– У тебя будет еще одна тетя, Роуэн! – провозгласила она. – Ну разве это не мило?
Все это порядком достало мать Роуэна, поскольку на этот раз бабуля выбрала себе двадцатипятилетний возраст и стала на десять лет моложе собственной дочери. Мать всерьез подумывала тоже сделать разворот – хотя бы для того, чтобы стать ровесницей бабушки. Дедушка вел себя более разумно. Он был в отъезде, в Евроскандии, и ухаживал там за дамами, с честью неся на плечах свои достойные уважения тридцать восемь лет.
Роуэн, которому было всего шестнадцать, твердо решил, что сделает первый разворот только после того, как вдоволь налюбуется своими седыми волосами. Да и не станет слишком омолаживаться, чтобы не приводить никого в смущение. Некоторые люди выбирают двадцать один год – минимум, на который способна генетическая терапия. Правда, ходили слухи, что теперь они усиленно работают над тем, чтобы желающие смогли вернуться в подростковый возраст, – нелепость, с точки зрения Роуэна. Вряд ли человек в здравом уме и твердой памяти захочет снова стать тинейджером.

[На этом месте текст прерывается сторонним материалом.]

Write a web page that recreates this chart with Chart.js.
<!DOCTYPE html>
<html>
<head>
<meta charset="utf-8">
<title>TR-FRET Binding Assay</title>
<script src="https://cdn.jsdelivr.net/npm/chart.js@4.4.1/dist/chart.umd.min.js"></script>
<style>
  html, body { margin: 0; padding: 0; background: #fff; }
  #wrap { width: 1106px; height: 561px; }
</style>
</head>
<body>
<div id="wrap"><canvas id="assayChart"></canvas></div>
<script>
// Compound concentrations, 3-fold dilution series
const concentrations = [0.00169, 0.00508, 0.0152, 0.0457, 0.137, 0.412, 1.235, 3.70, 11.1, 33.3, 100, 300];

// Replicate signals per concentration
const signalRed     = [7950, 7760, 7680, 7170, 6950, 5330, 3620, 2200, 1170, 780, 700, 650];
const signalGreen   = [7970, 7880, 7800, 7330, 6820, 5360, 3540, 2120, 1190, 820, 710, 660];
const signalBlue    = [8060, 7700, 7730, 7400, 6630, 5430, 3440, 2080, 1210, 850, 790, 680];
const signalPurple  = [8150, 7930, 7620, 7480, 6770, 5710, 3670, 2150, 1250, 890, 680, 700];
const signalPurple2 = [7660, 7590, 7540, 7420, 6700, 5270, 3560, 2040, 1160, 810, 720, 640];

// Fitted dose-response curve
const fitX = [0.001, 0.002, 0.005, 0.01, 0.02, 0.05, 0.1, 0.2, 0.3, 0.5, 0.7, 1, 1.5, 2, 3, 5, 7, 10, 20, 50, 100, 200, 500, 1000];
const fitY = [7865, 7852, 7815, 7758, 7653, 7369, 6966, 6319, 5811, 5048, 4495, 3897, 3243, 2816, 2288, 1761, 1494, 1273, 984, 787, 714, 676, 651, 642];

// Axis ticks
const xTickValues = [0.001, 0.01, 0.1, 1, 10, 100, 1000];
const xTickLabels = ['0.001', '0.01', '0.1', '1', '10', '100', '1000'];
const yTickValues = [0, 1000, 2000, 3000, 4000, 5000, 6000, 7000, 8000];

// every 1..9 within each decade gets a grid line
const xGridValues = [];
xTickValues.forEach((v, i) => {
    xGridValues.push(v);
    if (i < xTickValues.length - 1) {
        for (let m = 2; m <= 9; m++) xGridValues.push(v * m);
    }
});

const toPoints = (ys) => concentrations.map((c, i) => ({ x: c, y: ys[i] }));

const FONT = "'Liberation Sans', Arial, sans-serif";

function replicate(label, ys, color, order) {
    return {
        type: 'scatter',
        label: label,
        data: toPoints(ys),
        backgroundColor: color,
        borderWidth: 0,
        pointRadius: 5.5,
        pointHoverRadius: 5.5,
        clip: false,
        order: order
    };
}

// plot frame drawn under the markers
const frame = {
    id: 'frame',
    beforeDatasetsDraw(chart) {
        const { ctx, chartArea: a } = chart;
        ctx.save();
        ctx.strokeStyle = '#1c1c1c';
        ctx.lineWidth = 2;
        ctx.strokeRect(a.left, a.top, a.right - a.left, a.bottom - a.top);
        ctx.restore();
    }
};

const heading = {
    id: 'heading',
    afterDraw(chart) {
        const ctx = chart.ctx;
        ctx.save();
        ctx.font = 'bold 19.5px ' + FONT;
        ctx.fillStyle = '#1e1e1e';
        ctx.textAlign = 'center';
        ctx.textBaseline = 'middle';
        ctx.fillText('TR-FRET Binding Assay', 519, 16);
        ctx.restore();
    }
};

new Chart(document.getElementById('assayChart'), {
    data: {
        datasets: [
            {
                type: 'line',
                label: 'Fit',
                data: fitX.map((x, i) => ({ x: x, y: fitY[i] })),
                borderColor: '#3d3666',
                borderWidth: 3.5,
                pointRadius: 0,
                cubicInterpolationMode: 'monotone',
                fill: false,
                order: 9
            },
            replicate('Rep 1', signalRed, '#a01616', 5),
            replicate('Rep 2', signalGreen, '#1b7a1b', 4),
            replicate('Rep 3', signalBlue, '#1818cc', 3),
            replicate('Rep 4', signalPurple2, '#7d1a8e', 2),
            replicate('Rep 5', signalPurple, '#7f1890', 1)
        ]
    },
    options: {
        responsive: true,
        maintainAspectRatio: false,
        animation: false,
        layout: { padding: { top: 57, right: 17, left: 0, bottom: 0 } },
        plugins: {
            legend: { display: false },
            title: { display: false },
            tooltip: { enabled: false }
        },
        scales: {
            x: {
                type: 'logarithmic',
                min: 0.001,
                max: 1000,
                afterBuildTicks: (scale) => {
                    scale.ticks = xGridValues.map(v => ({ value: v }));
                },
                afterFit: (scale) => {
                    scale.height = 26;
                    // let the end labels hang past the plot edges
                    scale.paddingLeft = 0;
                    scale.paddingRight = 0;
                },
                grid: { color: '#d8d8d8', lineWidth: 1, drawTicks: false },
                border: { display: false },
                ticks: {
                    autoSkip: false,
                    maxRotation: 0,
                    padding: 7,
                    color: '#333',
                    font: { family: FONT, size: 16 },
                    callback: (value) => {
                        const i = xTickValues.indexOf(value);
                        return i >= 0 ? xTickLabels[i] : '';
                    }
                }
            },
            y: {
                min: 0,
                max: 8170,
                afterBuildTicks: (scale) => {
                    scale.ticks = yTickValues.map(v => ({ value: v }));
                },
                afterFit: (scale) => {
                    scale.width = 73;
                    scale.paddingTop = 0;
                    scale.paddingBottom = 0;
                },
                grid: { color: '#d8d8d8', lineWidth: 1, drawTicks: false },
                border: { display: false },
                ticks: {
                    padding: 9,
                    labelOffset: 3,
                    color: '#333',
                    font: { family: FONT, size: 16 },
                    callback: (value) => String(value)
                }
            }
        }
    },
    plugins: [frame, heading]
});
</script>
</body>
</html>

Роуэн взглянул на приятеля и увидел, что тот открыл глаза и изучающе смотрит на него.
– Привет, – сказал Роуэн.
– Сколько? – спросил Тигр.
– Четыре дня.
Тигр победно взметнул вверх сжатые кулаки:
– Есть! Новый рекорд!
Он посмотрел на свои руки, словно оценивал повреждения. Конечно, никаких повреждений не было. Человека после темп-излечения не возвращают в сознание, пока есть хоть что-то, что еще нужно лечить.

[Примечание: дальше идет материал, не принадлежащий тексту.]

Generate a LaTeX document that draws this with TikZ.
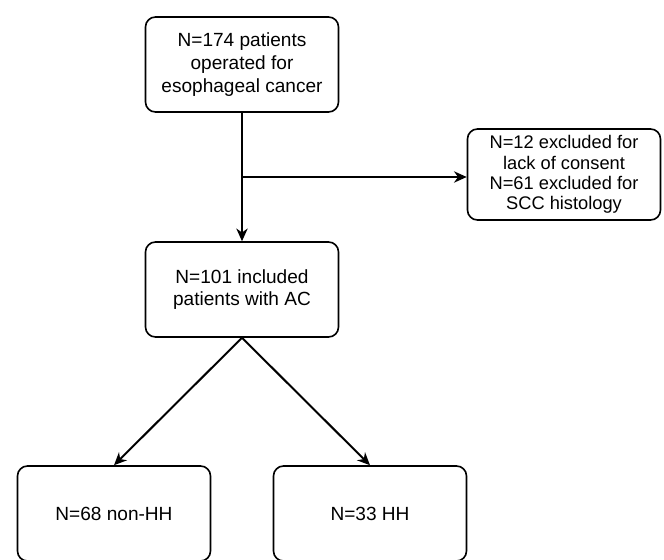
\documentclass[tikz,border=0pt]{standalone}
\usepackage{fontspec}
\setmainfont{Liberation Sans}
\usetikzlibrary{arrows.meta,calc}

\begin{document}
\begin{tikzpicture}[
        % one unit is one pixel of the reference
        x=0.75pt, y=-0.75pt,
        box/.style={rectangle, draw, line width=1.2pt, rounded corners=7.5pt, align=center, minimum width=144.75pt, minimum height=71.25pt, font=\fontsize{14.3}{17}\selectfont},
        arrow/.style={-{Stealth[length=9.5pt, width=8.5pt, inset=3pt]}, line width=1.5pt}
    ]
        \useasboundingbox (0,0) rectangle (664,560);

        \node [box] (patients) at (242,64.5) {N=174 patients\\operated for\\esophageal cancer};
        \node [box] (included) at (242,289.5) {N=101 included\\patients with AC};
        \node [box, minimum height=68.25pt, font=\fontsize{13.7}{15.3}\selectfont] (excluded) at (564,174.5) {N=12 excluded for\\lack of consent\\N=61 excluded for\\SCC histology};
        \node [box] (nonhh) at (114,513.5) {N=68 non-HH};
        \node [box] (hh) at (370,513.5) {N=33 HH};

        \coordinate (split) at ($(patients.south)!0.5!(included.north)$);

        \draw[arrow] (patients) -- (included);
        \draw[arrow] (split) -- (split -| excluded.west);
        \draw[arrow] (included.south) -- (nonhh.north);
        \draw[arrow] (included.south) -- (hh.north);
    \end{tikzpicture}
\end{document}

– Ты думаешь, это из-за этажа или же из-за того, что там был мрамор? – спросил Тигр.
– Скорее всего, из-за мрамора, – проговорил Роуэн. – Как только ты достигаешь максимальной скорости, высота уже не играет роли.
– Я его разбил? Они заменяли плитки?
– Не знаю, Тигр. Это было здорово, но хватит об этом.
Тигр откинулся на подушку, чрезвычайно довольный собой.
– Самый крутой удар! Круче не бывало, – сказал он удовлетворенно.
Роуэн понял: ему хватило терпения, чтобы дождаться пробуждения приятеля, но теперь, когда тот пришел в сознание, терпение иссякло.
– На кой черт ты это делаешь? – спросил он. – Я имею в виду, что это же время – коту под хвост.
Тигр пожал плечами.
– Мне нравится лететь вниз. Классное чувство. Кроме того, я должен постоянно напоминать предкам, что их салат все еще здесь.
Роуэн усмехнулся. Именно он придумал словосочетание «ребенок-салат», которое отлично описывало место, которое мальчишки занимали в своих семьях. Оба они – и Тигр, и Роуэн, – родились где-то посередине чреды своих сестер и братьев, были стиснуты ими со всех сторон и отнюдь не являлись любимцами родителей.
– Наша семейка – это сэндвич, – говорил Роуэн. – Парочка моих братьев – это мясо; сестры – сыр и помидоры, а я, как мне кажется – листик салата.
Шутка прижилась, и Роуэн основал в школе клуб «Кочаны Айсберга», который теперь насчитывал две дюжины членов, хотя Тигр постоянно над ними подтрунивал и заявлял, что отколется и начнет «Революцию Латука».
Тигр принялся сигать из окон несколько месяцев назад. Роуэн тоже разок попробовал, и нашел боль от падения ни с чем не сравнимой. Но из-за этого он отстал в школе, и родители пригрозили ему самыми страшными карами, осуществление которых не состоялось – одно из преимуществ того, что в семье ты салат. В общем, удовольствие от падения не уравновешивало тех сложностей, которые у Роуэна возникли. Тигр же, напротив, стал настоящим фанатом падений. Даже зависимость возникла, как у наркомана.
– Ты бы подыскал себе другое хобби, приятель, – говорил Роуэн. – Первое восстановление ведь бесплатное, а остальные влетают твоим предкам в копеечку.